→ **DATA LISTING**:

++++++++++++++++++++

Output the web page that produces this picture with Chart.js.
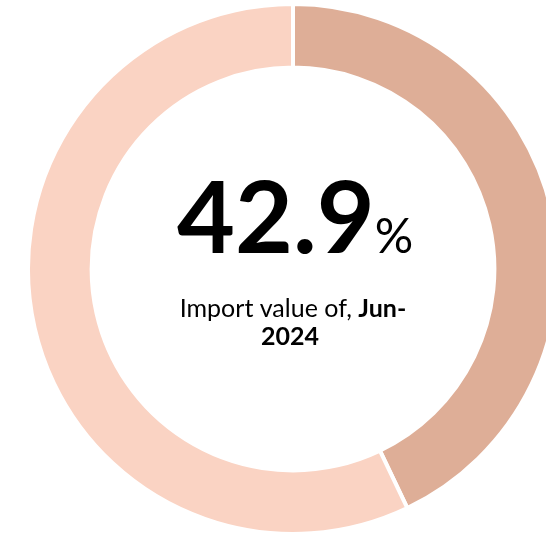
<!DOCTYPE html>
<html>
<head>
<meta charset="utf-8">
<script src="https://cdn.jsdelivr.net/npm/chart.js@4.4.1/dist/chart.umd.min.js"></script>
<style>
  html, body { margin: 0; padding: 0; background: #fff; overflow: hidden; width: 546px; height: 536px; }
  #wrap { position: absolute; left: 26px; top: 2px; width: 534px; height: 534px; }
</style>
</head>
<body>
<div id="wrap"><canvas id="importChart"></canvas></div>
<script>
const labels = ["Import", "Other"];
const shares = [42.9, 57.1];
const sliceColors = ["#DEAE97", "#FAD3C3"];
const period = "Jun-2024";

const FONT = "Lato";

// writes the share and caption in the hole of the ring
const centerText = {
  id: "centerText",
  afterDraw(chart) {
    const { ctx } = chart;
    const arc = chart.getDatasetMeta(0).data[0];
    const cx = arc.x, cy = arc.y;
    ctx.save();
    ctx.fillStyle = "#000";
    ctx.textBaseline = "alphabetic";
    ctx.textAlign = "left";

    const big = shares[0].toFixed(1);
    ctx.font = `bold 100px ${FONT}`;
    const wBig = ctx.measureText(big).width;
    ctx.font = `48px ${FONT}`;
    const wPct = ctx.measureText("%").width;
    let x = cx + 2 - (wBig + wPct) / 2;
    const yBig = cy - 16;
    ctx.font = `bold 100px ${FONT}`;
    ctx.fillText(big, x, yBig);
    ctx.font = `48px ${FONT}`;
    ctx.fillText("%", x + wBig, yBig);

    const [mon, yr] = period.split("-");
    const pre = "Import value of, ";
    const boldPart = mon + "-";
    ctx.font = `25px ${FONT}`;
    const wPre = ctx.measureText(pre).width;
    ctx.font = `bold 25px ${FONT}`;
    const wB = ctx.measureText(boldPart).width;
    x = cx - (wPre + wB) / 2;
    const y1 = cy + 48;
    ctx.font = `25px ${FONT}`;
    ctx.fillText(pre, x, y1);
    ctx.font = `bold 25px ${FONT}`;
    ctx.fillText(boldPart, x + wPre, y1);
    ctx.textAlign = "center";
    ctx.fillText(yr, cx - 3, y1 + 28);
    ctx.restore();
  }
};

new Chart(document.getElementById("importChart"), {
  type: "doughnut",
  data: {
    labels: labels,
    datasets: [{
      data: shares,
      backgroundColor: sliceColors,
      borderColor: "#fff",
      borderWidth: 4,
      hoverOffset: 0
    }]
  },
  plugins: [centerText],
  options: {
    animation: false,
    responsive: true,
    maintainAspectRatio: false,
    cutout: "76%",
    layout: { padding: 0 },
    plugins: {
      legend: { display: false },
      tooltip: { enabled: false }
    }
  }
});
</script>
</body>
</html>
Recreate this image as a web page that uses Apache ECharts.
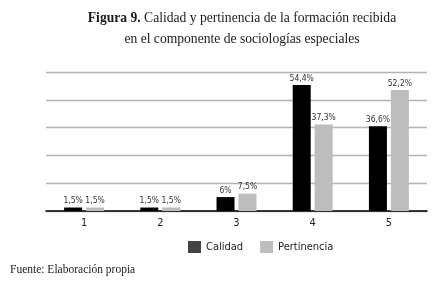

++++++++++++++++++++

→ **WHAT THE EXERCISE ASKS**: Begin at the first line of the records and please reproduce every line exactly through the one containing "x + wBig, yBig);", leaving all pictures out.

→ **CORRECT OUTPUT**:
Output the web page that produces this picture with Chart.js.
<!DOCTYPE html>
<html>
<head>
<meta charset="utf-8">
<script src="https://cdn.jsdelivr.net/npm/chart.js@4.4.1/dist/chart.umd.min.js"></script>
<style>
  html, body { margin: 0; padding: 0; background: #fff; overflow: hidden; width: 546px; height: 536px; }
  #wrap { position: absolute; left: 26px; top: 2px; width: 534px; height: 534px; }
</style>
</head>
<body>
<div id="wrap"><canvas id="importChart"></canvas></div>
<script>
const labels = ["Import", "Other"];
const shares = [42.9, 57.1];
const sliceColors = ["#DEAE97", "#FAD3C3"];
const period = "Jun-2024";

const FONT = "Lato";

// writes the share and caption in the hole of the ring
const centerText = {
  id: "centerText",
  afterDraw(chart) {
    const { ctx } = chart;
    const arc = chart.getDatasetMeta(0).data[0];
    const cx = arc.x, cy = arc.y;
    ctx.save();
    ctx.fillStyle = "#000";
    ctx.textBaseline = "alphabetic";
    ctx.textAlign = "left";

    const big = shares[0].toFixed(1);
    ctx.font = `bold 100px ${FONT}`;
    const wBig = ctx.measureText(big).width;
    ctx.font = `48px ${FONT}`;
    const wPct = ctx.measureText("%").width;
    let x = cx + 2 - (wBig + wPct) / 2;
    const yBig = cy - 16;
    ctx.font = `bold 100px ${FONT}`;
    ctx.fillText(big, x, yBig);
    ctx.font = `48px ${FONT}`;
    ctx.fillText("%", x + wBig, yBig);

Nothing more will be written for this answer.